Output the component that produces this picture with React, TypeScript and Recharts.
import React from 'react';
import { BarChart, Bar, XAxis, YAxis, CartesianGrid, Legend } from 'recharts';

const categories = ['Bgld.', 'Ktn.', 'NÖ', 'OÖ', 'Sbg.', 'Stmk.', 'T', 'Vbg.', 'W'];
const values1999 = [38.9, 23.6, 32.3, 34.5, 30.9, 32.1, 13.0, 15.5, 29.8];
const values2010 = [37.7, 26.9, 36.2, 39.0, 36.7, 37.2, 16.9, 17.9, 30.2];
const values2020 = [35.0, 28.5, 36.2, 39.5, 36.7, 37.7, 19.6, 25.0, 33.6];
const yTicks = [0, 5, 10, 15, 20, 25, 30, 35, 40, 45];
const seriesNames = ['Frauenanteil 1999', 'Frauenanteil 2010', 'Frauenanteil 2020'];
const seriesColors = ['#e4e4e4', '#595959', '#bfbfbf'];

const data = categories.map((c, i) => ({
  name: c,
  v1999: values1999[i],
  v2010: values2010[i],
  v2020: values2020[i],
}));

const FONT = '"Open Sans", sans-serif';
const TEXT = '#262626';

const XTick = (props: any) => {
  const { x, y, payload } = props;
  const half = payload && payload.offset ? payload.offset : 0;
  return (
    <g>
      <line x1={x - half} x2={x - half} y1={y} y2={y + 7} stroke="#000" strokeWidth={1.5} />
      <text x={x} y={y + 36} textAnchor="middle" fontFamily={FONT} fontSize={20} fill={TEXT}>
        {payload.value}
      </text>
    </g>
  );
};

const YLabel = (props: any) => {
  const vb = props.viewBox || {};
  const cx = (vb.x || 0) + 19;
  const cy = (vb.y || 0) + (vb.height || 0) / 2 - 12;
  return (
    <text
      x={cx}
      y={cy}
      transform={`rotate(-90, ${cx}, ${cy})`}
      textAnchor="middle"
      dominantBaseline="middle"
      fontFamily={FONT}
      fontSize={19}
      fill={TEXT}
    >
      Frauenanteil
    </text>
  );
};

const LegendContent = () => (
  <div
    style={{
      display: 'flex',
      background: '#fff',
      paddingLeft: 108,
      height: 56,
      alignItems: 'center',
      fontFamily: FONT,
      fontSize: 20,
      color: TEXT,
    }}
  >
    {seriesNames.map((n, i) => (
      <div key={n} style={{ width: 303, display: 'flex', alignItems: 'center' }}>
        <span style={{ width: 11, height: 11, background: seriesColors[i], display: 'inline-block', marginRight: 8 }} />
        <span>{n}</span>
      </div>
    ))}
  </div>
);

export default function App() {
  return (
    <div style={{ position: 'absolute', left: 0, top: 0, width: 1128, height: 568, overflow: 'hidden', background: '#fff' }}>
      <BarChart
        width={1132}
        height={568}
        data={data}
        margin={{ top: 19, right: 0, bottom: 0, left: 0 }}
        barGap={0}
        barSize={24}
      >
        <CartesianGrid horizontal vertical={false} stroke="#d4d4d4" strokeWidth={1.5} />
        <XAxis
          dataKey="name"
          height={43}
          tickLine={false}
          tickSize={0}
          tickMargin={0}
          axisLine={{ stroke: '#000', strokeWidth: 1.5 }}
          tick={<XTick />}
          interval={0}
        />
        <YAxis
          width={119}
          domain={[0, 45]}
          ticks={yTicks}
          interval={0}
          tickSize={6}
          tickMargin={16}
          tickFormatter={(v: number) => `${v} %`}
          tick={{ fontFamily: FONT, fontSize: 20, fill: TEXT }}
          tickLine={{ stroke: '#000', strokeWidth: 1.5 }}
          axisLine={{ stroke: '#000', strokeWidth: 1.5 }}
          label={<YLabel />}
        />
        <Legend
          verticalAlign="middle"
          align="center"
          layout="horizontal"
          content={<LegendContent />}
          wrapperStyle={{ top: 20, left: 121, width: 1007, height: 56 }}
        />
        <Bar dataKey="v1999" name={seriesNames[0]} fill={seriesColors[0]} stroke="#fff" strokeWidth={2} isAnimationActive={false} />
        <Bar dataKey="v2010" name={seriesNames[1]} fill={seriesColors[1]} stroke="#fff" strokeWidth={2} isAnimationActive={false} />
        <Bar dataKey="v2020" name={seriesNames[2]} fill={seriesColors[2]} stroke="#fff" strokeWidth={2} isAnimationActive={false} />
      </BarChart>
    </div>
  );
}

* * * *

TO BE DONE:
Reproduce, please, the lines of the material from its first line down to the line containing "const TEXT = '#262626';", keeping both ends and nothing beyond them.

SOLVED EXERCISE:
Output the component that produces this picture with React, TypeScript and Recharts.
import React from 'react';
import { BarChart, Bar, XAxis, YAxis, CartesianGrid, Legend } from 'recharts';

const categories = ['Bgld.', 'Ktn.', 'NÖ', 'OÖ', 'Sbg.', 'Stmk.', 'T', 'Vbg.', 'W'];
const values1999 = [38.9, 23.6, 32.3, 34.5, 30.9, 32.1, 13.0, 15.5, 29.8];
const values2010 = [37.7, 26.9, 36.2, 39.0, 36.7, 37.2, 16.9, 17.9, 30.2];
const values2020 = [35.0, 28.5, 36.2, 39.5, 36.7, 37.7, 19.6, 25.0, 33.6];
const yTicks = [0, 5, 10, 15, 20, 25, 30, 35, 40, 45];
const seriesNames = ['Frauenanteil 1999', 'Frauenanteil 2010', 'Frauenanteil 2020'];
const seriesColors = ['#e4e4e4', '#595959', '#bfbfbf'];

const data = categories.map((c, i) => ({
  name: c,
  v1999: values1999[i],
  v2010: values2010[i],
  v2020: values2020[i],
}));

const FONT = '"Open Sans", sans-serif';
const TEXT = '#262626';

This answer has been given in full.